> **WHAT YOU NEED TO DO**
Restate the opening lines of the material below word for word, stopping after the line that contains "import seaborn as sns".

== AVAILABLE DATA ==

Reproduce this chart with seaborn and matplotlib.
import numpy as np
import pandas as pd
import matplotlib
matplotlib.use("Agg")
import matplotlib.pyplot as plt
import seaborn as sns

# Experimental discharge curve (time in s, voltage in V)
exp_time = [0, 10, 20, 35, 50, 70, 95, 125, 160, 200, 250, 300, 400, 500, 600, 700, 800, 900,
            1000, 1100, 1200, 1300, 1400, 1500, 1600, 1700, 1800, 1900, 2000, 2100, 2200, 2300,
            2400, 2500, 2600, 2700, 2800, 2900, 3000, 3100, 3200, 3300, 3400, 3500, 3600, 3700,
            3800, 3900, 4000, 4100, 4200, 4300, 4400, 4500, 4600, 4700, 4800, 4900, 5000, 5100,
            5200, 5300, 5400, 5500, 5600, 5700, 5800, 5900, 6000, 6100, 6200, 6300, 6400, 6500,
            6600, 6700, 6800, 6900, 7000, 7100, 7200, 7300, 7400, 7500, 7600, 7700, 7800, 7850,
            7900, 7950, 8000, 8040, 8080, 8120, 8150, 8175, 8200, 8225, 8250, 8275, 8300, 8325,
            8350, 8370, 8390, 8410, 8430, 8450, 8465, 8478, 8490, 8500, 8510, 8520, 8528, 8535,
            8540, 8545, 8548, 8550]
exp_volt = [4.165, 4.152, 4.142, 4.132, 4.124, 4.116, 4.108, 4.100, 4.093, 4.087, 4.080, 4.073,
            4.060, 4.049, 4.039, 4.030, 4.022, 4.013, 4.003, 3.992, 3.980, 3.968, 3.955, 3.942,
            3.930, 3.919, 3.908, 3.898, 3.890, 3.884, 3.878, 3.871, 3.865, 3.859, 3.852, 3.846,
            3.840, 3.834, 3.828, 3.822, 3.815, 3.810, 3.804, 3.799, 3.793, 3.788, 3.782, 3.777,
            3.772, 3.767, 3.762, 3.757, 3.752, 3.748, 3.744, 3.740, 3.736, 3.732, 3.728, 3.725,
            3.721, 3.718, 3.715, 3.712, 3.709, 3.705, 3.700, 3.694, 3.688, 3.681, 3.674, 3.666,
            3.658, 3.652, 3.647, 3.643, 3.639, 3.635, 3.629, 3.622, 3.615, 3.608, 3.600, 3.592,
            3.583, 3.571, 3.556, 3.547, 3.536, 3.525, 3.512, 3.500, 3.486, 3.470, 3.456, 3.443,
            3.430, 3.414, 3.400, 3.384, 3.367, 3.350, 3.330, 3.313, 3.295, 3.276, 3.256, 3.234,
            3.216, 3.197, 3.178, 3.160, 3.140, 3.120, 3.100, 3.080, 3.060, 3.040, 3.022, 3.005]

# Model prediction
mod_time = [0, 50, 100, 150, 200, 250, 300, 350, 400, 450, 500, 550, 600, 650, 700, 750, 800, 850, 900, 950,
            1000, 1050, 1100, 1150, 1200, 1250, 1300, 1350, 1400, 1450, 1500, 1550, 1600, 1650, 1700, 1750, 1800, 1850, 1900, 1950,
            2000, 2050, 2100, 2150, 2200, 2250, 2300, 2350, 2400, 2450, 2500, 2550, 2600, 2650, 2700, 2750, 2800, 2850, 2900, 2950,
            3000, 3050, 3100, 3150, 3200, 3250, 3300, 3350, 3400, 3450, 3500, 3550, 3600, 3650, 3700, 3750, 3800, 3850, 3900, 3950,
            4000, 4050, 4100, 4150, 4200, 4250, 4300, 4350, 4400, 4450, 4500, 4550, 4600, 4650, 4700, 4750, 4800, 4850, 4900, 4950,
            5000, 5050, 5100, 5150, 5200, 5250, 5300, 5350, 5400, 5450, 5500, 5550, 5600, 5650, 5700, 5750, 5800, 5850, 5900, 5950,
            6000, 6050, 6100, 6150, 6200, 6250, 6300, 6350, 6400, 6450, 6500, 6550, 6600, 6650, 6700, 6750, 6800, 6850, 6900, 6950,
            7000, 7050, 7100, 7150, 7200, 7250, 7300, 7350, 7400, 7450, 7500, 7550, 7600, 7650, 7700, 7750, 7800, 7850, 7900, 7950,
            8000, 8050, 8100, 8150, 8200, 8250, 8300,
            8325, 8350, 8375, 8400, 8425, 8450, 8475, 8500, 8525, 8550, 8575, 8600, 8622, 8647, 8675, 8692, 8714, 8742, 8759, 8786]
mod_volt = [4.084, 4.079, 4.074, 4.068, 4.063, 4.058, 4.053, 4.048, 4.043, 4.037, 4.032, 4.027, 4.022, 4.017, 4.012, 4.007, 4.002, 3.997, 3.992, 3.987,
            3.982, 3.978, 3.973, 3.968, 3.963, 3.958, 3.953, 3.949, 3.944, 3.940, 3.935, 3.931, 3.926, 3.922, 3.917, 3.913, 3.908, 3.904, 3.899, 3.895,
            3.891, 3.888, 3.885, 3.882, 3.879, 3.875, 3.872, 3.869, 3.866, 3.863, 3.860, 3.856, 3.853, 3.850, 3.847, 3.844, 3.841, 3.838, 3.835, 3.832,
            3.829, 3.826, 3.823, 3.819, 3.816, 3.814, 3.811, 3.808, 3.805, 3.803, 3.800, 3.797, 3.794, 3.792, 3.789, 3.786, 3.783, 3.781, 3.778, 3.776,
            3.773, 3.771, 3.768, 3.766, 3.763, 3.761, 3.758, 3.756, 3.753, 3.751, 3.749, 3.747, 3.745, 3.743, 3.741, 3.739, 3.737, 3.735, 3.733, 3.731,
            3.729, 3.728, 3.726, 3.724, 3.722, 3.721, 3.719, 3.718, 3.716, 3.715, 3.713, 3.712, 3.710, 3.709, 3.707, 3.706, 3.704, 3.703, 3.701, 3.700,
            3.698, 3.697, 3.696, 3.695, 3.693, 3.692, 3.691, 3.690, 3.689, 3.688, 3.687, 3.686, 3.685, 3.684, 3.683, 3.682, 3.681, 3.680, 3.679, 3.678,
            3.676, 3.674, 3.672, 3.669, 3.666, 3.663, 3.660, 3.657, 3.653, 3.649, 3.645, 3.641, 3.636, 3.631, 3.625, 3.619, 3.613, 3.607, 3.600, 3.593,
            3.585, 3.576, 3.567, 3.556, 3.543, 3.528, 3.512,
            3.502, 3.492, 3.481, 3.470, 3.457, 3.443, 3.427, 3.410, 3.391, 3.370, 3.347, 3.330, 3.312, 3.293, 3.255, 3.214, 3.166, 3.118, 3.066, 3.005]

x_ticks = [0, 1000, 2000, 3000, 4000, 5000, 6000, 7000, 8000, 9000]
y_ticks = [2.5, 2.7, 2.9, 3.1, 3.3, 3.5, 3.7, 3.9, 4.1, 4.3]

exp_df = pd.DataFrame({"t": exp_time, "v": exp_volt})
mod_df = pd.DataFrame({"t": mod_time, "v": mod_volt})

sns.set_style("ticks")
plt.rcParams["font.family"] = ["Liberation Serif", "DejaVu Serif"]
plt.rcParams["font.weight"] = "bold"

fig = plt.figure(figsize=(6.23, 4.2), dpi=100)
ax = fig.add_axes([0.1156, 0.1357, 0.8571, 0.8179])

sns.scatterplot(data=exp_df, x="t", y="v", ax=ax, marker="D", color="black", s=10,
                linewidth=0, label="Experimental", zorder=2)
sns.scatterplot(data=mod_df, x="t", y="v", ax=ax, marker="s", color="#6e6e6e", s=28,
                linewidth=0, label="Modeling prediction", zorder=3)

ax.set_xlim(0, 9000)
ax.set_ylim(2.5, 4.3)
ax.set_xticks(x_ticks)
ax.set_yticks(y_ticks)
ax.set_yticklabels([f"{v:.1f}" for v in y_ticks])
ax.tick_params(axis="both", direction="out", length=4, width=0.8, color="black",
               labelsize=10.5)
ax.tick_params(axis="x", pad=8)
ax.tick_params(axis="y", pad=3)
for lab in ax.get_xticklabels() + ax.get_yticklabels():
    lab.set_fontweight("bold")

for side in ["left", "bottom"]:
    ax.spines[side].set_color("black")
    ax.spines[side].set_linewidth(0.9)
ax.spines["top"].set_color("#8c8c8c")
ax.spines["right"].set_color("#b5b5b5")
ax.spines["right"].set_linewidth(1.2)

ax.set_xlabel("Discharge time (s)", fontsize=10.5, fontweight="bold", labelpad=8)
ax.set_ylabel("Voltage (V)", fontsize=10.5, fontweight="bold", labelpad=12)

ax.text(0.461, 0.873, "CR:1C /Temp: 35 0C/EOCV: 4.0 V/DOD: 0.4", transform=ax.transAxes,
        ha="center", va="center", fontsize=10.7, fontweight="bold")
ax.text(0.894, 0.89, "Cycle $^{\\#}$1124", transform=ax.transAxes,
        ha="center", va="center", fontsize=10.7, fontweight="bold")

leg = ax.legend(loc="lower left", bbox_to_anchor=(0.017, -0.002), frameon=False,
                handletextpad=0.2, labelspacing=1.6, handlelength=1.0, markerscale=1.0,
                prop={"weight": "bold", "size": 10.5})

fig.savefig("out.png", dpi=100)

===

> **ANSWER**
Reproduce this chart with seaborn and matplotlib.
import numpy as np
import pandas as pd
import matplotlib
matplotlib.use("Agg")
import matplotlib.pyplot as plt
import seaborn as sns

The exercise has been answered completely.